EU Implements Travel Bans, Asset Seizures As Sanctions Against Taliban’s Education & Vice & Virtue Minster For Policies Against Women

The latest: In some action against the Taliban’s regressive decrees and hardline governing policies, the European Union imposed sanctions on two senior Taliban government members accusing them of women’s rights violations.


Go deeper:

  • The sanctions can include asset freezes and travel bans. The two acting Taliban government Ministers are accused of issuing decrees that restrict the rights of women and girls.
  • In addition, individuals and entities in the EU will be prohibited from providing funds directly or indirectly to those listed.
  • EU condemned Neda Mohammad Nadim, Taliban’s acting minister of higher education, and Mohammad Khaled Hanafi, acting minister of the Ministry of Vice and Virtue, are involved in serious human rights abuses, particularly violence against women in Afghanistan.
  • “We are enhancing efforts to counter sexual and gender-based violence, to ensure that those responsible are fully accountable for their actions, and to combat impunity,” EU foreign policy chief Josep Borrell said.
  • It added that it reaffirms its determination to promote and protect human rights around the world.
  • This is the first time that the EU has adopted measures to defend women’s rights around the world, a move that coincided with the eve of International Women’s Day.


Why it matters? The Taliban have imposed harsh measures since taking power in August 2021. They have banned women from public life and education for girls beyond the sixth grade.

  • The Taliban’s Foreign Ministry had previously said that members of the UN Security Council “should not use sanctions as a pressure tool”.
  • It should be noted that the Taliban’s decree banning the education, education and work of girls and women has been accompanied by widespread domestic and foreign reactions.


Zoom out: As the European Union announced its embargo and criticized the poor human rights situation in Afghanistan at the UN Human Rights Council on Monday, the Taliban has tried to offer a different take on its discriminatory policies. Among other things, the Taliban’s minister of higher education said the ban on women and girls’ education was “temporary.”

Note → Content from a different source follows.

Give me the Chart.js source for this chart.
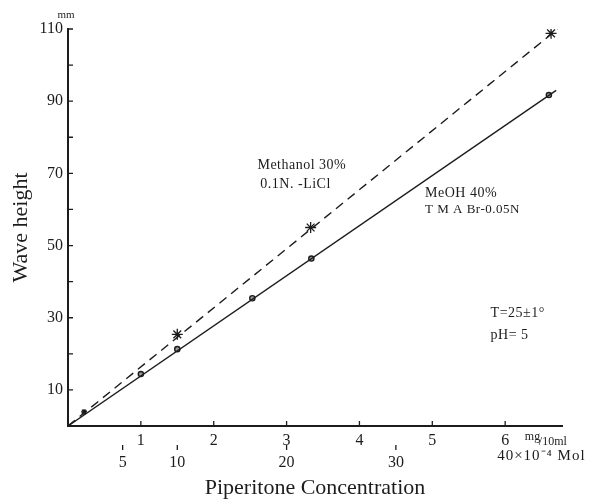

  • Despite new European sanctions, the Taliban’s minister of higher education on Tuesday defended the group’s policies on women, saying it “does not accept anyone’s orders”.
  • According to him, no one has as much compassion for women as Mullah Hibatullah Akhundzada, the leader of the Taliban. This comes even as the Taliban reopened the gates of universities for male students on Monday but denied female students from entering the premises leaving them without education for another academic session.